Grief showed me that I’m not in this alone, that change is the name of the real game. That I’m impermanent, that any clinging I do will only result in more suffering on my part and on the part of others. What is it that I’m truly afraid of? My demise? Finding the middle way is a journey, a bold walk to the center. It takes guts to open one’s heart to say “and you too are welcomed.” I’ve always thought of myself as having an open heart but it took events unfolding in my life to realize that having an open heart is opening myself to discomforts, for it is the challenges that applies the pressure to peel back the old thick skin of deeply held beliefs and programming.

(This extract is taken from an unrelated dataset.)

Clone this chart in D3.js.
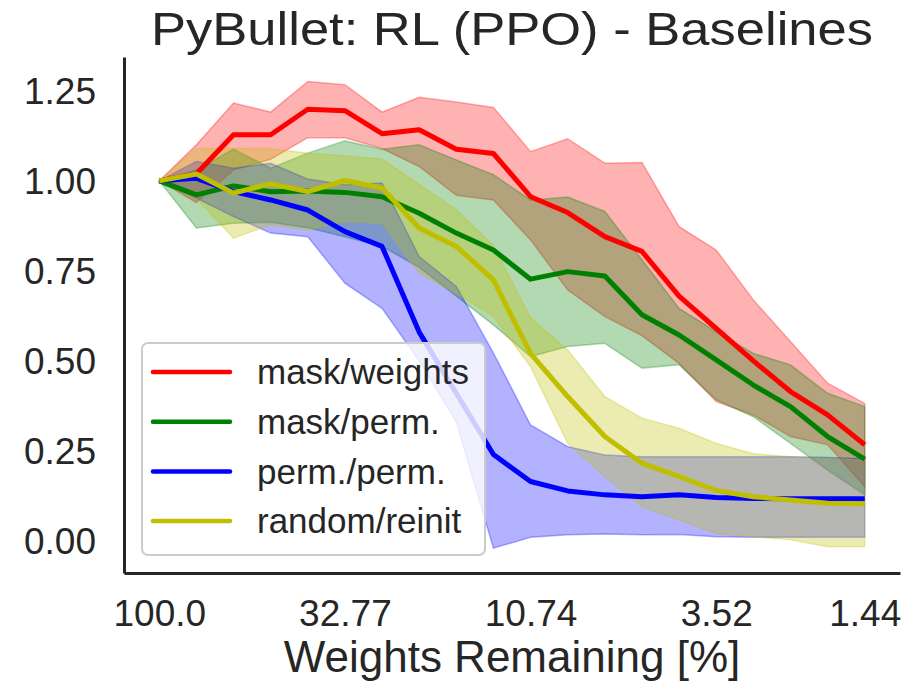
<!DOCTYPE html>
<html>
<head>
<meta charset="utf-8">
<script src="https://cdn.jsdelivr.net/npm/d3@7"></script>
<style>
  body { margin: 0; background: #fff; }
  svg { display: block; font-family: 'Liberation Sans', Arial, sans-serif; }
</style>
</head>
<body>
<div class="chart"></div>
<script>
// pruning rounds, weights remaining = 100 * 0.8^round
const rounds = [0, 1, 2, 3, 4, 5, 6, 7, 8, 9, 10, 11, 12, 13, 14, 15, 16, 17, 18, 19]
const tickRounds = [0, 5, 10, 15, 19]
const tickLabels = ['100.0', '32.77', '10.74', '3.52', '1.44']
const yTicks = [0, 0.25, 0.5, 0.75, 1.0, 1.25]

const seriesNames = ['mask/weights', 'mask/perm.', 'perm./perm.', 'random/reinit']

const maskWeightsMean = [1.0, 1.02, 1.128, 1.128, 1.199, 1.195, 1.131, 1.142, 1.088, 1.076, 0.956, 0.912, 0.845, 0.804, 0.68, 0.59, 0.5, 0.415, 0.35, 0.267]
const maskWeightsHigh = [1.0, 1.1, 1.216, 1.191, 1.276, 1.267, 1.191, 1.232, 1.219, 1.204, 1.081, 1.117, 1.049, 1.051, 0.873, 0.808, 0.669, 0.554, 0.438, 0.382]
const maskWeightsLow = [1.0, 0.94, 1.03, 1.06, 1.12, 1.12, 1.09, 1.04, 0.96, 0.947, 0.836, 0.697, 0.623, 0.57, 0.493, 0.387, 0.35, 0.29, 0.267, 0.151]

const maskPermMean = [1.0, 0.961, 0.986, 0.97, 0.972, 0.968, 0.956, 0.91, 0.855, 0.808, 0.727, 0.748, 0.736, 0.628, 0.572, 0.503, 0.433, 0.373, 0.29, 0.227]
const maskPermHigh = [1.0, 1.03, 1.088, 1.035, 1.077, 1.111, 1.088, 1.1, 1.058, 1.017, 0.947, 0.955, 0.915, 0.781, 0.646, 0.581, 0.521, 0.489, 0.41, 0.373]
const maskPermLow = [1.0, 0.869, 0.882, 0.885, 0.87, 0.845, 0.818, 0.76, 0.68, 0.6, 0.512, 0.54, 0.549, 0.48, 0.489, 0.392, 0.345, 0.271, 0.197, 0.128]

const permPermMean = [1.0, 1.007, 0.97, 0.947, 0.919, 0.859, 0.818, 0.58, 0.41, 0.24, 0.165, 0.139, 0.128, 0.123, 0.128, 0.121, 0.118, 0.117, 0.117, 0.117]
const permPermHigh = [1.0, 1.054, 1.035, 1.049, 1.005, 0.989, 0.994, 0.79, 0.707, 0.522, 0.322, 0.262, 0.239, 0.234, 0.234, 0.234, 0.234, 0.234, 0.232, 0.228]
const permPermLow = [1.0, 0.952, 0.901, 0.855, 0.845, 0.716, 0.646, 0.5, 0.33, -0.02, 0.01, 0.017, 0.019, 0.017, 0.018, 0.012, 0.01, 0.01, 0.01, 0.01]

const randomMean = [1.0, 1.019, 0.966, 0.992, 0.97, 1.001, 0.98, 0.869, 0.818, 0.725, 0.52, 0.401, 0.29, 0.216, 0.179, 0.14, 0.123, 0.114, 0.105, 0.103]
const randomHigh = [1.0, 1.09, 1.09, 1.09, 1.077, 1.07, 1.06, 0.99, 0.92, 0.82, 0.62, 0.53, 0.401, 0.341, 0.313, 0.271, 0.242, 0.234, 0.23, 0.225]
const randomLow = [1.0, 0.952, 0.841, 0.878, 0.864, 0.887, 0.882, 0.743, 0.688, 0.623, 0.484, 0.271, 0.179, 0.095, 0.058, 0.021, 0.012, 0.003, -0.016, -0.016]

const RED = '#ff0000'
const GREEN = '#008000'
const BLUE = '#0000ff'
const YELLOW = '#bfbf00'
const TEXT = '#262626'

const series = [
  { name: seriesNames[0], color: RED, mean: maskWeightsMean, hi: maskWeightsHigh, lo: maskWeightsLow },
  { name: seriesNames[1], color: GREEN, mean: maskPermMean, hi: maskPermHigh, lo: maskPermLow },
  { name: seriesNames[2], color: BLUE, mean: permPermMean, hi: permPermHigh, lo: permPermLow },
  { name: seriesNames[3], color: YELLOW, mean: randomMean, hi: randomHigh, lo: randomLow }
]

const W = 921
const H = 683
const margin = { top: 57, right: 21, bottom: 110, left: 124 }
const width = W - margin.left - margin.right
const height = H - margin.top - margin.bottom

const svg = d3.select('.chart').append('svg')
  .attr('width', W)
  .attr('height', H)

const chart = svg.append('g')
  .attr('transform', `translate(${margin.left},${margin.top})`)

// matplotlib-ish 5% margins around the data
const x = d3.scaleLinear()
  .domain([-0.95, 19.95])
  .range([0, width])
const y = d3.scaleLinear()
  .domain([-0.089, 1.344])
  .range([height, 0])

// bands first, then lines on top
const area = d3.area()
  .x((d, i) => x(rounds[i]))
  .y0(d => y(d[0]))
  .y1(d => y(d[1]))
const line = d3.line()
  .x((d, i) => x(rounds[i]))
  .y(d => y(d))

series.forEach(s => {
  chart.append('path')
    .datum(s.lo.map((v, i) => [v, s.hi[i]]))
    .attr('fill', s.color)
    .attr('fill-opacity', 0.3)
    .attr('stroke', s.color)
    .attr('stroke-opacity', 0.3)
    .attr('stroke-width', 1.5)
    .attr('d', area)
})

series.forEach(s => {
  chart.append('path')
    .datum(s.mean)
    .attr('fill', 'none')
    .attr('stroke', s.color)
    .attr('stroke-width', 5)
    .attr('stroke-linejoin', 'round')
    .attr('d', line)
})

// axes (only left + bottom spines, no tick marks)
const xAxis = chart.append('g')
  .attr('transform', `translate(0, ${height})`)
  .call(d3.axisBottom(x).tickSize(0).tickPadding(53)
    .tickValues(tickRounds)
    .tickFormat((d, i) => tickLabels[i]))
const yAxis = chart.append('g')
  .call(d3.axisLeft(y).tickSize(0).tickPadding(28)
    .tickValues(yTicks)
    .tickFormat(d3.format('.2f')))

;[xAxis, yAxis].forEach(ax => {
  ax.select('.domain').attr('stroke', TEXT).attr('stroke-width', 3)
  ax.selectAll('text')
    .attr('fill', TEXT)
    .style('font-size', '37px')
    .style('font-family', "'Liberation Sans', Arial, sans-serif")
})
yAxis.selectAll('text').attr('dy', '0.35em')
xAxis.selectAll('text').attr('dy', '0')

// title and x label
svg.append('text')
  .attr('x', margin.left + width / 2)
  .attr('y', 45)
  .attr('text-anchor', 'middle')
  .attr('fill', TEXT)
  .attr('textLength', 722)
  .attr('lengthAdjust', 'spacingAndGlyphs')
  .style('font-size', '47px')
  .text('PyBullet: RL (PPO) - Baselines')

svg.append('text')
  .attr('x', margin.left + width / 2)
  .attr('y', 672)
  .attr('text-anchor', 'middle')
  .attr('fill', TEXT)
  .style('font-size', '44px')
  .text('Weights Remaining [%]')

// legend
const legend = chart.append('g')
  .attr('transform', `translate(${142 - margin.left}, ${343 - margin.top})`)
legend.append('rect')
  .attr('width', 343)
  .attr('height', 212)
  .attr('rx', 6)
  .attr('fill', '#ffffff')
  .attr('fill-opacity', 0.8)
  .attr('stroke', '#cccccc')
  .attr('stroke-width', 2)

series.forEach((s, i) => {
  const row = legend.append('g')
    .attr('transform', `translate(0, ${29 + i * 49.7})`)
  row.append('line')
    .attr('x1', 11)
    .attr('x2', 88)
    .attr('stroke', s.color)
    .attr('stroke-width', 4.5)
    .attr('stroke-linecap', 'round')
  row.append('text')
    .attr('x', 115)
    .attr('dy', '0.35em')
    .attr('fill', TEXT)
    .style('font-size', '35px')
    .text(s.name)
})
</script>
</body>
</html>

I begin with myself. Am I able to hold the truth of all of me? Meaning, can I make room for all aspects of myself without sugarcoating anything to make myself look good? I am capable of dark things and light things. My PTSD experience a few years back revealed to me as much. In the end, it became a choice as to where I wanted to center my energies. In any moment, I could choose to do good or bad and I can justify it with my beliefs. It’s a thin line. What I don’t want to do is pretend, to disassociate from the truth, or gloss over the real. Reality is my truth. It doesn’t lie. This is where I make my home, the here and now. Not yesterday in how things were. Not tomorrow but planting myself to be here now. To feel, to witness, to say yes to this unfolding experience of my one life. Tending to my inner energies is key to my own liberation of narrow-mindedness and small living. The more open, alert, alive, creative, curious, and loving I become, the more expanded in my vision I am. This is the journey we’re being asked to go on, to become visionaries for Gaia. To make room for her to thrive. For as she thrives so do we. To develop inner and outer technologies where the whole ecosystem of humanity and beyond can share the abundance she offers.

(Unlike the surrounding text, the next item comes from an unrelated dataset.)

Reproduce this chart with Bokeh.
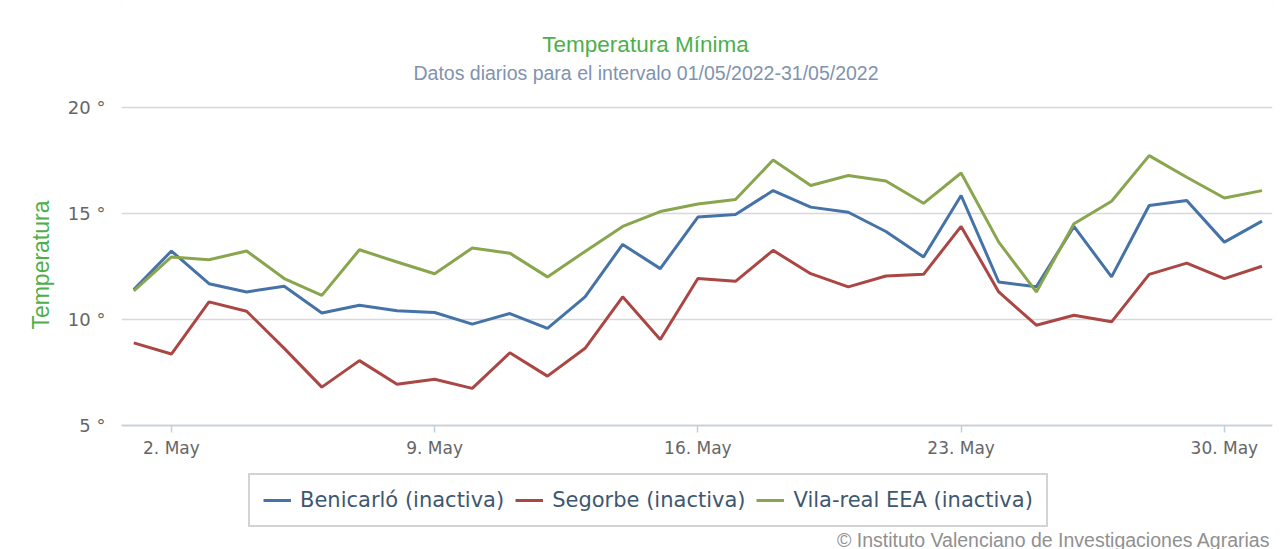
from bokeh.plotting import figure
from bokeh.models import Range1d, Legend, LegendItem, Title, Label, FixedTicker
from bokeh.embed import file_html
from bokeh.resources import INLINE

# ---- data ----
days = list(range(1, 32))
benicarlo = [11.41, 13.23, 11.69, 11.30, 11.57, 10.31, 10.67, 10.41, 10.33, 9.78,
             10.28, 9.58, 11.07, 13.54, 12.40, 14.83, 14.95, 16.08, 15.30, 15.06,
             14.15, 12.95, 15.85, 11.77, 11.54, 14.39, 12.01, 15.38, 15.61, 13.65, 14.64]
segorbe = [8.90, 8.37, 10.83, 10.39, 8.64, 6.81, 8.06, 6.95, 7.18, 6.75,
           8.43, 7.33, 8.64, 11.07, 9.06, 11.93, 11.80, 13.26, 12.16, 11.54,
           12.05, 12.13, 14.39, 11.30, 9.73, 10.20, 9.89, 12.13, 12.66, 11.93, 12.51]
vilareal = [11.35, 12.95, 12.82, 13.23, 11.93, 11.14, 13.29, 12.71, 12.16, 13.37,
            13.13, 12.01, 13.21, 14.39, 15.09, 15.45, 15.66, 17.52, 16.32, 16.79,
            16.53, 15.48, 16.91, 13.65, 11.30, 14.52, 15.58, 17.73, 16.71, 15.73, 16.08]
series_names = ["Benicarló (inactiva)", "Segorbe (inactiva)", "Vila-real EEA (inactiva)"]
series_colors = ["#4572A7", "#AA4643", "#89A54E"]
x_tick_days = [2, 9, 16, 23, 30]
x_tick_labels = ["2. May", "9. May", "16. May", "23. May", "30. May"]
y_ticks = [5, 10, 15, 20]
y_tick_labels = ["5 °", "10 °", "15 °", "20 °"]
y_axis_title = "Temperatura"
title_text = "Temperatura Mínima"
subtitle_text = "Datos diarios para el intervalo 01/05/2022-31/05/2022"
credits_text = "© Instituto Valenciano de Investigaciones Agrarias"

W, H = 1287, 549
# the frame fills the full height; 20 degrees sits at y=107 and 5 degrees at y=425
p = figure(width=W, height=H, output_backend="svg", toolbar_location=None,
           x_range=Range1d(0.673, 31.28), y_range=Range1d(-0.849, 25.047),
           min_border_left=121, min_border_right=15, min_border_top=0, min_border_bottom=0)
p.background_fill_color = "white"
p.border_fill_color = "white"
p.outline_line_color = None
p.styles = {"outline": "2px solid #e2e2e2", "outline-offset": "-6px"}

# grid
p.xgrid.grid_line_color = None
p.ygrid.grid_line_color = "#D8D8D8"
p.ygrid.grid_line_width = 1.5
p.yaxis.ticker = FixedTicker(ticks=y_ticks)
p.xaxis.ticker = FixedTicker(ticks=x_tick_days)
p.xaxis.major_label_overrides = {d: l for d, l in zip(x_tick_days, x_tick_labels)}
p.yaxis.major_label_overrides = {t: l for t, l in zip(y_ticks, y_tick_labels)}

# x axis, fixed at 5 degrees
p.xaxis.fixed_location = y_ticks[0]
p.xaxis.axis_line_color = "#C0D0E0"
p.xaxis.axis_line_width = 1.5
p.xaxis.major_tick_line_color = "#C0D0E0"
p.xaxis.major_tick_line_width = 1.5
p.xaxis.major_tick_out = 7
p.xaxis.major_tick_in = 0
p.xaxis.minor_tick_line_color = None
p.xaxis.minor_tick_out = 0
p.xaxis.major_label_text_font = "DejaVu Sans"
p.xaxis.major_label_text_font_size = "17px"
p.xaxis.major_label_text_color = "#666666"
p.xaxis.major_label_standoff = 5

# y axis
p.yaxis.axis_line_color = None
p.yaxis.major_tick_line_color = None
p.yaxis.minor_tick_line_color = None
p.yaxis.major_tick_out = 0
p.yaxis.major_tick_in = 0
p.yaxis.minor_tick_out = 0
p.yaxis.major_label_text_font = "DejaVu Sans"
p.yaxis.major_label_text_font_size = "18px"
p.yaxis.major_label_text_color = "#666666"
p.yaxis.major_label_standoff = 16

p.add_layout(Title(text=y_axis_title, align="right", offset=200, standoff=22,
                   text_font="Liberation Sans", text_font_size="23px",
                   text_font_style="normal", text_color="#4DAF4A"), "left")

# lines
items = []
for vals, name, col in zip([benicarlo, segorbe, vilareal], series_names, series_colors):
    r = p.line(days, vals, line_color=col, line_width=3)
    items.append(LegendItem(label=name, renderers=[r]))

legend = Legend(items=items, orientation="horizontal", location=(127, 22),
                label_text_font="DejaVu Sans", label_text_font_size="21px",
                label_text_color="#3E576F", glyph_width=28, glyph_height=20,
                label_standoff=9, spacing=11, padding=13, margin=0,
                border_line_color="#A8A8A8", border_line_width=2,
                background_fill_color="white", background_fill_alpha=1.0)
p.add_layout(legend, "center")

# title, subtitle, credits (frame-relative pixel positions)
p.add_layout(Label(x=524, y=505, x_units="screen", y_units="screen", text=title_text,
                   text_align="center", text_baseline="middle",
                   text_font="Liberation Sans", text_font_size="22.5px", text_color="#4DAF4A"))
p.add_layout(Label(x=524.5, y=477, x_units="screen", y_units="screen", text=subtitle_text,
                   text_align="center", text_baseline="middle",
                   text_font="Liberation Sans", text_font_size="19.5px", text_color="#7F93AE"))
p.add_layout(Label(x=1149, y=10, x_units="screen", y_units="screen", text=credits_text,
                   text_align="right", text_baseline="middle",
                   text_font="Liberation Sans", text_font_size="19.5px", text_color="#909090"))

open("out.html", "w").write(file_html(p, INLINE))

So as this year begins and it has begun with a lot of charge, I’m feeling deeply, asking bold questions, and challenging myself not to escape what makes me uncomfortable. I’m also challenging myself when to pause, knowing when it’s time to take rest, time to be in action, time to play, be creative but always leaving the door to curiosity open. For it’s through curiosity we grow and evolve. May we also have enough wisdom to experience firsthand rather than holding on to belief. May we have the courage to know through direct experience versus what we’re being told.
May we all be curious enough to explore how we can all share this space, this Gaia, this place that is all of our home. None of us have any dominating rights to her. We’re here for a short while. Let’s enjoy her beauty. Leave love and joy on her doorstep, and leave even more beauty for those who will be here after we’re gone. Let’s remember the kindergarten motto we all learned in school “Caring is sharing.” It’s elementary my dear.